● **REQUEST**
Which lines fall between the line holding "What Apache ECharts" and the line holding "const orangeValues = [65, 18, 12, 2, 1, 3, 0]", inclusive? Retype them exactly, without the pictures, and add nothing else.

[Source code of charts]
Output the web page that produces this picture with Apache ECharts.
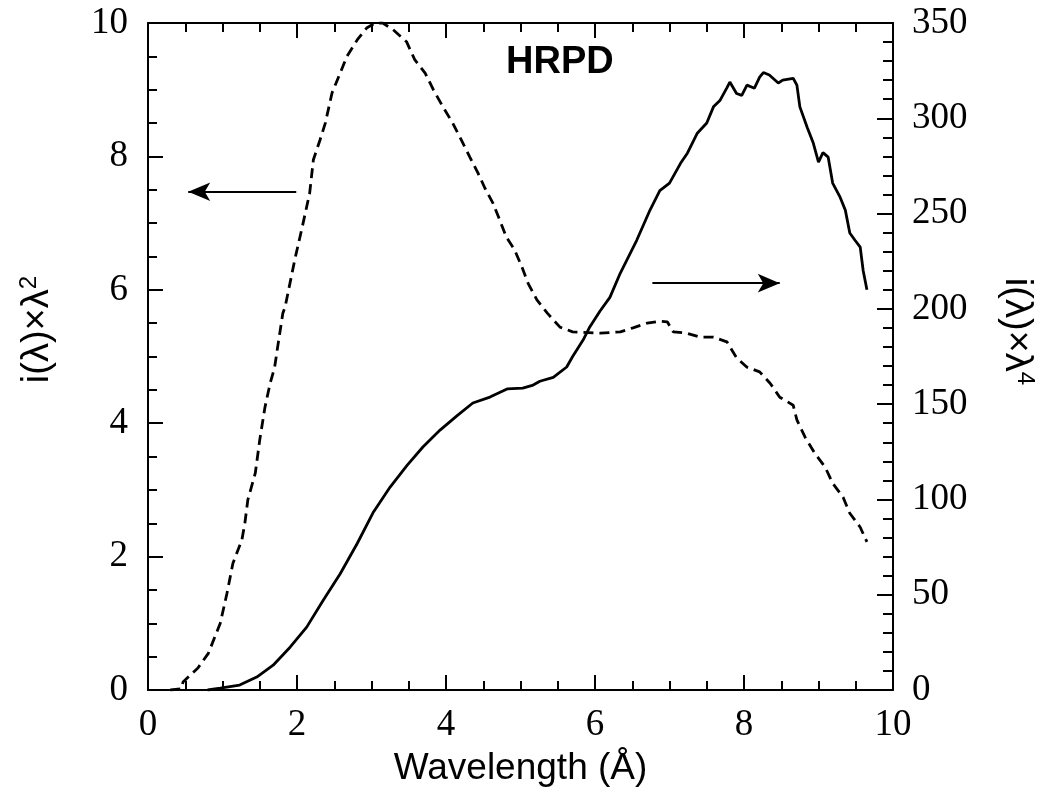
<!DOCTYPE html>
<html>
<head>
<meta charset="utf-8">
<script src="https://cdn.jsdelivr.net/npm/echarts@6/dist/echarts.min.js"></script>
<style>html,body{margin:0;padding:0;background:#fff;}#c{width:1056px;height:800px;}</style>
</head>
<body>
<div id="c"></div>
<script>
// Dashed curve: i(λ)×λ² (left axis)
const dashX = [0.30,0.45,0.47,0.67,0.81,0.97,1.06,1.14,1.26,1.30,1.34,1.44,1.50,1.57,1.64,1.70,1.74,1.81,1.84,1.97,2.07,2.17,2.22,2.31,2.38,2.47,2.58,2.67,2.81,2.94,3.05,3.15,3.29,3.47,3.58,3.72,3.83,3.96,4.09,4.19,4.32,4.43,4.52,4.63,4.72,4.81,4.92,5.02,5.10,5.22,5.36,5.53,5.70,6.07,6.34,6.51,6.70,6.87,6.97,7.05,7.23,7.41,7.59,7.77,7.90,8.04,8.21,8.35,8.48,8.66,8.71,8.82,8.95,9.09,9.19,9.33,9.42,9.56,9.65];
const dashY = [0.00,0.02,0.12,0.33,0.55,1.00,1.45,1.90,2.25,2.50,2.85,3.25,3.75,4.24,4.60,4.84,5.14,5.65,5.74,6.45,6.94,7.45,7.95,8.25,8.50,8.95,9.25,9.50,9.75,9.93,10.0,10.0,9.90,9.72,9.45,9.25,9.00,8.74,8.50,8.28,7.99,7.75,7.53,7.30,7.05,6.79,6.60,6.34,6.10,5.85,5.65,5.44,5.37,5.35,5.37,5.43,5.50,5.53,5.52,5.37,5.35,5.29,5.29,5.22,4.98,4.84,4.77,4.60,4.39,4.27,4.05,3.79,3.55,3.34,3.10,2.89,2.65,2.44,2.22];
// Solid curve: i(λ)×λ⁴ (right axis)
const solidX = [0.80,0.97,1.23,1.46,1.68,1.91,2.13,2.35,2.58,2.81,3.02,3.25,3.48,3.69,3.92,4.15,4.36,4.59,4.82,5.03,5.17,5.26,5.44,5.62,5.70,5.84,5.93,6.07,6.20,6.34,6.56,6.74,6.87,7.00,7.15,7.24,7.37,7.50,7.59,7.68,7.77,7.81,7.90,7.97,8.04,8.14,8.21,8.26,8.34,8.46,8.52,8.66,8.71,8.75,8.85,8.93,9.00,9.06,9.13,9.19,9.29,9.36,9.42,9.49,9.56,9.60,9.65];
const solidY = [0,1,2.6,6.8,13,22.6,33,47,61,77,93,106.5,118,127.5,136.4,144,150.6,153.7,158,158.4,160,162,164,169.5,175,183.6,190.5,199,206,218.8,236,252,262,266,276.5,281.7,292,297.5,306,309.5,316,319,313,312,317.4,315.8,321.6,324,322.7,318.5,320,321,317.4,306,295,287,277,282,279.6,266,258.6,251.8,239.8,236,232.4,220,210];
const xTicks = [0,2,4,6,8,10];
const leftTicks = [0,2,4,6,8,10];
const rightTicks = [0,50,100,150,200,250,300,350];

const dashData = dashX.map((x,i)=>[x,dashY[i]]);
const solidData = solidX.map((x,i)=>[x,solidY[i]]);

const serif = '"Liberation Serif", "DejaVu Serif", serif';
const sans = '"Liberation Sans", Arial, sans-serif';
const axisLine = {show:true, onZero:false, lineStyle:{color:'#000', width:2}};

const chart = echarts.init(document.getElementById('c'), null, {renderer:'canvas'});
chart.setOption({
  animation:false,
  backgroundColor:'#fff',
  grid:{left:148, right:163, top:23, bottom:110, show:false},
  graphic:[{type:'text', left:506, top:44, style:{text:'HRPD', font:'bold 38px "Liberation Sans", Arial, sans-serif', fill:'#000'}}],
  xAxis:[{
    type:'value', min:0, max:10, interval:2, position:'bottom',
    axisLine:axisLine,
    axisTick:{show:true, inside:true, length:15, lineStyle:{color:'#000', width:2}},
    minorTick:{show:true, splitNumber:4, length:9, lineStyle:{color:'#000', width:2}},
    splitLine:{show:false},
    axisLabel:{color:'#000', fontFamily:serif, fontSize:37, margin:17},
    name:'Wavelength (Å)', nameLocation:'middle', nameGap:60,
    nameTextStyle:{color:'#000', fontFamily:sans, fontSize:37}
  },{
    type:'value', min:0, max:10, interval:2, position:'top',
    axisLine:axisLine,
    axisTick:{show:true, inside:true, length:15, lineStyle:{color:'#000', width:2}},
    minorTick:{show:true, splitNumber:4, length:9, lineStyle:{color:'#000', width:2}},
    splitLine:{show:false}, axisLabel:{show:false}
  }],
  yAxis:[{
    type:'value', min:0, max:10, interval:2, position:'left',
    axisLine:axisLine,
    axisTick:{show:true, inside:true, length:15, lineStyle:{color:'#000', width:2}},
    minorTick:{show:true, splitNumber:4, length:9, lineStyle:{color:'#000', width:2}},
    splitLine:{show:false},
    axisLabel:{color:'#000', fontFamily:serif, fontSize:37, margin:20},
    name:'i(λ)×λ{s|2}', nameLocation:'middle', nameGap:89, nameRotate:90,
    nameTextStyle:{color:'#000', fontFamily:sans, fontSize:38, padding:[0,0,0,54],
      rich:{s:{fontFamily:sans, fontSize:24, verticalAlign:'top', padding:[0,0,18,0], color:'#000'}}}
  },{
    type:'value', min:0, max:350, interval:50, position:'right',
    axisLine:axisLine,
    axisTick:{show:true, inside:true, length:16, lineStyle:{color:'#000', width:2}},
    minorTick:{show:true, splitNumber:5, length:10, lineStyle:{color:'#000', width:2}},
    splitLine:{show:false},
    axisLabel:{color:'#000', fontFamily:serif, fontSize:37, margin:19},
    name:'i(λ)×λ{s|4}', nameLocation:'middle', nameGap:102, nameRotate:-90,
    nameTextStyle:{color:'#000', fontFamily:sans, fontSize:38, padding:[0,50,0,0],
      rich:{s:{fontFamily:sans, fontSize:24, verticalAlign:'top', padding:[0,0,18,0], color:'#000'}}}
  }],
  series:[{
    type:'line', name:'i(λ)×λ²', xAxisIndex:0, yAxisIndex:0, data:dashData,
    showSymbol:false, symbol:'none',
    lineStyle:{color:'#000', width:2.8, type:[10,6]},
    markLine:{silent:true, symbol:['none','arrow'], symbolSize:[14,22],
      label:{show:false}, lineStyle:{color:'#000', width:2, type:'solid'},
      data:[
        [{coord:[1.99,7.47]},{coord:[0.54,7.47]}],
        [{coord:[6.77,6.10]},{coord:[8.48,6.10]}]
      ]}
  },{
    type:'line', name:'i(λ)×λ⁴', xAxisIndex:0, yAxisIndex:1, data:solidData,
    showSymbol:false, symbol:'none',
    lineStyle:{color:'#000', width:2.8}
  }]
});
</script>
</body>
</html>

* * *

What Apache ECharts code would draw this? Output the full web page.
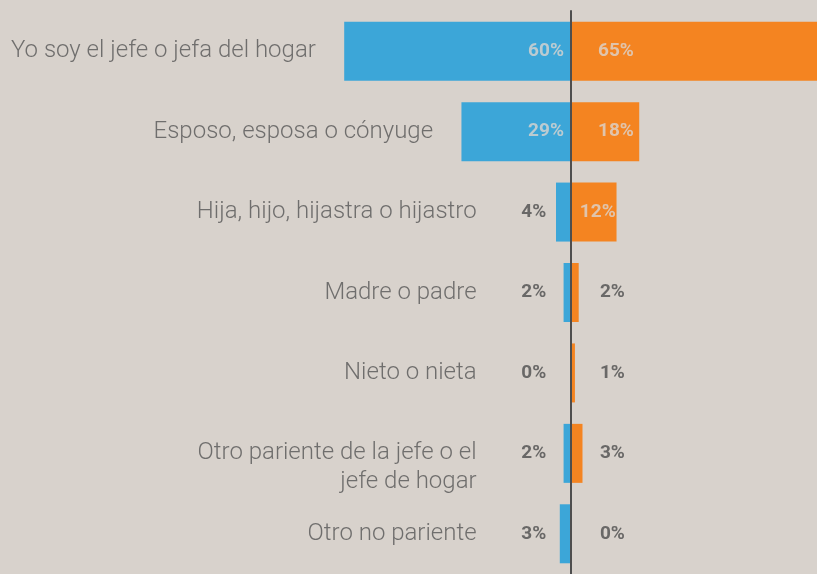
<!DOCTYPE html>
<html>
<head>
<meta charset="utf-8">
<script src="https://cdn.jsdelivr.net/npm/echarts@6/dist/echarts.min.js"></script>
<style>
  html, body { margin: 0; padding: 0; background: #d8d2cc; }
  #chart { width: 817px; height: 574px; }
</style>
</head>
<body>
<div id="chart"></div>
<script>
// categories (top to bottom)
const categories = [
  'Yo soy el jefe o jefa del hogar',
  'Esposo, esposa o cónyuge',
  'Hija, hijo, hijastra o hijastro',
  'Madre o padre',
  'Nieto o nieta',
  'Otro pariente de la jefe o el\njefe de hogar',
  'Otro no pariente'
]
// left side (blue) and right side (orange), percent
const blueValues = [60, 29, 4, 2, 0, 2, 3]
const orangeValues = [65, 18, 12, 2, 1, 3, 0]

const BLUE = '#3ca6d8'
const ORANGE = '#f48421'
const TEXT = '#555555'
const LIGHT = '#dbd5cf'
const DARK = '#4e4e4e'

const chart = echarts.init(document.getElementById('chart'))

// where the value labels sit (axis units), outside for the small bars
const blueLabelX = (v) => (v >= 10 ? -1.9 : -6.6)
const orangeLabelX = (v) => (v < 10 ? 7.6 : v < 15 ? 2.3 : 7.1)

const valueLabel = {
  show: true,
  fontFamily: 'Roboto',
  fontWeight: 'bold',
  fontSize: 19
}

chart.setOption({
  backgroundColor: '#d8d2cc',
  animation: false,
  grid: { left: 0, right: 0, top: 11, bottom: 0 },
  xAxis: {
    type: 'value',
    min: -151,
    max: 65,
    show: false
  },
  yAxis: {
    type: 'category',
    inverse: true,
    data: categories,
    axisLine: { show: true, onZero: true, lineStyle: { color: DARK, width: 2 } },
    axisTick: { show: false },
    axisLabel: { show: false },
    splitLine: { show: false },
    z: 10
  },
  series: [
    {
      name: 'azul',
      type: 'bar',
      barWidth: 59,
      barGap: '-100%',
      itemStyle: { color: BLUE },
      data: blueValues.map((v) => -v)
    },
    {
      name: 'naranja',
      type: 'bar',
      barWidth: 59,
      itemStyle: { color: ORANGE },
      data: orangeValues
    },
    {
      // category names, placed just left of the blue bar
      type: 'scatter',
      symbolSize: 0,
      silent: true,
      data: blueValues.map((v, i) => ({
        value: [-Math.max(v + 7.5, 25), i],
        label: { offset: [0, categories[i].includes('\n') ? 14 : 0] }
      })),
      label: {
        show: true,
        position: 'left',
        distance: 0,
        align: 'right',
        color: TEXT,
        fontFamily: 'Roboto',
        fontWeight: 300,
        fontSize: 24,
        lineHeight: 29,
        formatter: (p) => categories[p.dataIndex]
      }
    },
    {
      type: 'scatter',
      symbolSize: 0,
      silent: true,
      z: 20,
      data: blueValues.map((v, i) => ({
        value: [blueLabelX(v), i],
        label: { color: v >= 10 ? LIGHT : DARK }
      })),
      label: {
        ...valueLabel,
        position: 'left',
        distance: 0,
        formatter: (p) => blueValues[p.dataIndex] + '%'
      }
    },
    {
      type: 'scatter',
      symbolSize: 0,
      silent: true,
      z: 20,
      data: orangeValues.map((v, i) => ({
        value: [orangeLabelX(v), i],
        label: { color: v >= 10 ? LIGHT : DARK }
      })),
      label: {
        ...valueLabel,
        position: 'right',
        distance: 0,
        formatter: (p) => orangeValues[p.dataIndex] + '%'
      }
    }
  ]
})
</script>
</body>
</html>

● **TASK SOLUTION**
What Apache ECharts code would draw this? Output the full web page.
<!DOCTYPE html>
<html>
<head>
<meta charset="utf-8">
<script src="https://cdn.jsdelivr.net/npm/echarts@6/dist/echarts.min.js"></script>
<style>
  html, body { margin: 0; padding: 0; background: #d8d2cc; }
  #chart { width: 817px; height: 574px; }
</style>
</head>
<body>
<div id="chart"></div>
<script>
// categories (top to bottom)
const categories = [
  'Yo soy el jefe o jefa del hogar',
  'Esposo, esposa o cónyuge',
  'Hija, hijo, hijastra o hijastro',
  'Madre o padre',
  'Nieto o nieta',
  'Otro pariente de la jefe o el\njefe de hogar',
  'Otro no pariente'
]
// left side (blue) and right side (orange), percent
const blueValues = [60, 29, 4, 2, 0, 2, 3]
const orangeValues = [65, 18, 12, 2, 1, 3, 0]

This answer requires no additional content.